Alljährlich bekommt die Freie Theaterszene in Köln ihr kleines Ungenügend ins ästhetische Abschlusszeugnis geschrieben. Immer dann, wenn das Impulse-Theaterfestival sein Programm veröffentlicht und wieder mal keine Kölner Gruppe dabei ist. Der Frust entlädt sich dann entweder auf die Programmmacher oder auf die Kulturpolitik und Förderbedingungen der Stadt. In solch einer Situation ist es angebracht, das lehrt gerade die Politik, einen Ausschuss, eine Kommission oder eine Initiative zu gründen. Vor den Sommerferien riefen deshalb 60 freie Theaterhäuser, Ensembles und Theaterschaffende in Köln die Initiative Freies Theater Köln (IFT Köln) ins Leben. Sie soll als Dachorganisation die Anliegen der Künstler und Künstlerinnen endlich an der richtigen politischen Stelle vorbringen.
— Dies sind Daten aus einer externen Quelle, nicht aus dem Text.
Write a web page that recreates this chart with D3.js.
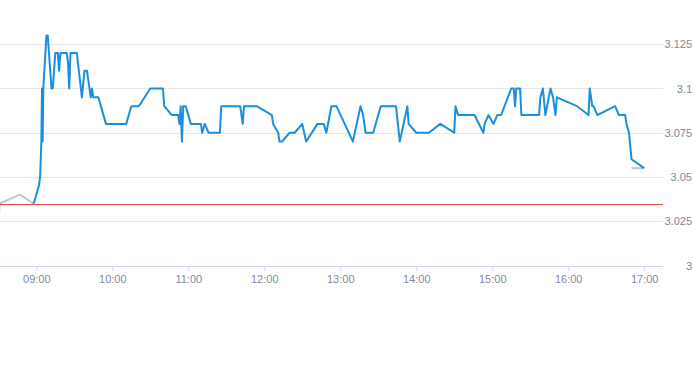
<!DOCTYPE html>
<html>
<head>
<meta charset="utf-8">
<script src="https://cdn.jsdelivr.net/npm/d3@7"></script>
<style>
  body { margin: 0; background: #fff; }
  svg { display: block; font-family: "Liberation Sans", Arial, sans-serif; }
</style>
</head>
<body>
<div id="chart"></div>
<script>
(function(d3) {
  'use strict';

  // pre-market (grey)
  var preTimes = ['08:30', '08:31', '08:47', '08:58'];
  var preValues = [3.02, 3.035, 3.04, 3.035];

  // session (blue)
  var times = [
    '08:58', '09:00', '09:02', '09:03', '09:04', '09:04:30', '09:05', '09:05:30', '09:08', '09:09',
    '09:12', '09:13', '09:15', '09:17', '09:18', '09:19', '09:24', '09:25', '09:26', '09:27',
    '09:32', '09:36', '09:38', '09:40', '09:43', '09:44', '09:45', '09:49', '09:55', '10:11',
    '10:15', '10:21', '10:30', '10:40', '10:41', '10:47', '10:52', '10:53', '10:54', '10:55',
    '10:56', '10:58', '11:02', '11:10', '11:11', '11:13', '11:16', '11:25', '11:26', '11:41',
    '11:43', '11:44', '11:54', '12:06', '12:07', '12:11', '12:12', '12:14', '12:20', '12:24',
    '12:30', '12:33', '12:42', '12:47', '12:49', '12:53', '12:57', '13:10', '13:16', '13:18',
    '13:20', '13:26', '13:32', '13:44', '13:47', '13:53', '13:54', '14:00', '14:10', '14:19',
    '14:30', '14:31', '14:33', '14:46', '14:53', '14:54', '14:57', '15:01', '15:04', '15:07',
    '15:15', '15:17', '15:18', '15:19', '15:22', '15:23', '15:37', '15:38', '15:40', '15:42',
    '15:46', '15:48', '15:50', '15:51', '16:07', '16:16', '16:17', '16:19', '16:20', '16:23',
    '16:37', '16:40', '16:45', '16:46', '16:48', '16:50', '17:00'
  ];
  var values = [
    3.035, 3.04, 3.045, 3.05, 3.07, 3.1, 3.07, 3.1, 3.13, 3.13,
    3.1, 3.1, 3.12, 3.12, 3.11, 3.12, 3.12, 3.115, 3.1, 3.12,
    3.12, 3.095, 3.11, 3.11, 3.095, 3.1, 3.095, 3.095, 3.08, 3.08,
    3.09, 3.09, 3.1, 3.1, 3.09, 3.085, 3.085, 3.08, 3.09, 3.07,
    3.09, 3.09, 3.08, 3.08, 3.075, 3.08, 3.075, 3.075, 3.09, 3.09,
    3.08, 3.09, 3.09, 3.085, 3.08, 3.075, 3.07, 3.07, 3.075, 3.075,
    3.08, 3.07, 3.08, 3.08, 3.075, 3.09, 3.09, 3.07, 3.09, 3.085,
    3.075, 3.075, 3.09, 3.09, 3.07, 3.09, 3.08, 3.075, 3.075, 3.08,
    3.075, 3.09, 3.085, 3.085, 3.075, 3.08, 3.085, 3.08, 3.085, 3.085,
    3.1, 3.1, 3.09, 3.1, 3.1, 3.085, 3.085, 3.095, 3.1, 3.085,
    3.1, 3.095, 3.085, 3.095, 3.09, 3.085, 3.1, 3.09, 3.09, 3.085,
    3.09, 3.085, 3.085, 3.08, 3.075, 3.06, 3.055
  ];

  // after hours (grey)
  var postTimes = ['16:50', '17:00'];
  var postValues = [3.055, 3.055];

  var prevClose = 3.035;
  var yTicks = [3, 3.025, 3.05, 3.075, 3.1, 3.125];
  var xTickLabels = ['09:00', '10:00', '11:00', '12:00', '13:00', '14:00', '15:00', '16:00', '17:00'];

  var width = 693;
  var height = 365;
  var plotW = 663;
  var plotH = 265.5;
  var labelColor = '#7e8a9c';

  var parse = function(s) {
    var p = s.split(':');
    return new Date(2020, 0, 1, +p[0], +p[1], p[2] ? +p[2] : 0);
  };

  var x = d3.scaleTime()
    .domain([parse('08:31:20'), parse('17:14:50')])
    .range([0, plotW]);

  var y = d3.scaleLinear()
    .domain([3, 3.15])
    .range([plotH, 0]);

  var svg = d3.select('#chart')
    .append('svg')
    .attr('width', width)
    .attr('height', height);

  svg.append('defs').append('clipPath')
    .attr('id', 'plot-clip')
    .append('rect')
    .attr('x', 0)
    .attr('y', 0)
    .attr('width', plotW)
    .attr('height', plotH);

  // grid
  svg.append('g')
    .selectAll('line')
    .data(yTicks.slice(1))
    .enter()
    .append('line')
    .attr('x1', 0)
    .attr('x2', plotW)
    .attr('y1', function(d) { return Math.round(y(d)) + 0.5; })
    .attr('y2', function(d) { return Math.round(y(d)) + 0.5; })
    .attr('stroke', '#e6e6e6')
    .attr('stroke-width', 1);

  // y labels on the right
  svg.append('g')
    .selectAll('text')
    .data(yTicks)
    .enter()
    .append('text')
    .attr('x', 692)
    .attr('y', function(d) { return y(d) + 4; })
    .attr('text-anchor', 'end')
    .attr('fill', labelColor)
    .style('font-size', '11px')
    .text(function(d) { return d3.format('')(d); });

  // x axis
  var xAxis = d3.axisBottom(x)
    .tickValues(xTickLabels.map(parse))
    .tickFormat(d3.timeFormat('%H:%M'))
    .tickSize(5)
    .tickPadding(4);

  var gx = svg.append('g')
    .attr('transform', 'translate(0,' + Math.round(plotH) + ')')
    .call(xAxis);

  gx.select('.domain')
    .attr('d', 'M0,0.5H' + plotW)
    .attr('stroke', '#ccd6eb');
  gx.selectAll('.tick line').attr('stroke', '#ccd6eb');
  gx.selectAll('.tick text')
    .attr('fill', labelColor)
    .style('font-size', '11px')
    .style('font-family', '"Liberation Sans", Arial, sans-serif');

  var line = d3.line()
    .x(function(d) { return x(d.t); })
    .y(function(d) { return y(d.v); });

  var zip = function(ts, vs) {
    return ts.map(function(t, i) { return { t: parse(t), v: vs[i] }; });
  };

  var plot = svg.append('g').attr('clip-path', 'url(#plot-clip)');

  plot.append('path')
    .datum(zip(preTimes, preValues))
    .attr('d', line)
    .attr('fill', 'none')
    .attr('stroke', '#c3c6ca')
    .attr('stroke-width', 2);

  plot.append('path')
    .datum(zip(postTimes, postValues))
    .attr('d', line)
    .attr('fill', 'none')
    .attr('stroke', '#b9c4cf')
    .attr('stroke-width', 2);

  // previous close
  plot.append('line')
    .attr('x1', 0)
    .attr('x2', plotW)
    .attr('y1', Math.round(y(prevClose)) + 0.5)
    .attr('y2', Math.round(y(prevClose)) + 0.5)
    .attr('stroke', '#e2463f')
    .attr('stroke-width', 1);

  plot.append('path')
    .datum(zip(times, values))
    .attr('d', line)
    .attr('fill', 'none')
    .attr('stroke', '#1a8fe0')
    .attr('stroke-width', 2)
    .attr('stroke-linejoin', 'round');

})(window.d3);
</script>
</body>
</html>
In Sachen Initiativen war Köln Avantgarde. Immerhin gründete sich 1979 auf Anregung von Jürgen Flimm, dem damaligen Intendanten des Schauspiels, die Kölner Theaterkonferenz. Ihr gehörten damals nicht nur das städtische Schauspiel, sondern zahlreiche freie Gruppen und Häuser an. Ihr Anliegen: Die Interessen der Theater der Politik gegenüber besser zu vertreten. Zur Kölner Initiativengeschichte gehört allerdings auch, dass es immer wieder Abspaltungen gegeben hat; dann wieder zeterte der Tanz angesichts der Schauspiel- und Performance-Übermacht. Nicht zuletzt wurden Intrigen ins Werk gesetzt, um missliebige Vorstände in die Wüste zu schicken.
Die Schlagkraft der neuen IFT Köln soll daher rühren, dass bisher getrennt agierenden Initiativen wie die Theaterkonferenz und ihr Konkurrent Plattform Kölner Theater nun gemeinsam vorgehen wollen und dabei die noch nicht Organisierten gleich mit eingesammelt wurden. Ihre Ziele aber, so scheint es, haben sich in all den Jahren nicht grundlegend geändert. Sie umfassen die Forderungen nach mehr Geld, nach besseren Proben- und Aufführungsmöglichkeiten, nach bedarfsgerechter Ausgestaltung der Förderinstrumente und überregionale Sichtbarkeit. Ein Arbeitskreis soll eine Online-Umfrage entwickeln, bevor im Oktober das nächste große Treffen stattfindet. Ob die Politik in Stadt, Land und Bund willfähriger wird, darf bezweifelt werden. Vermutlich muss aber jede Generation ihre eigene Initiative gründen.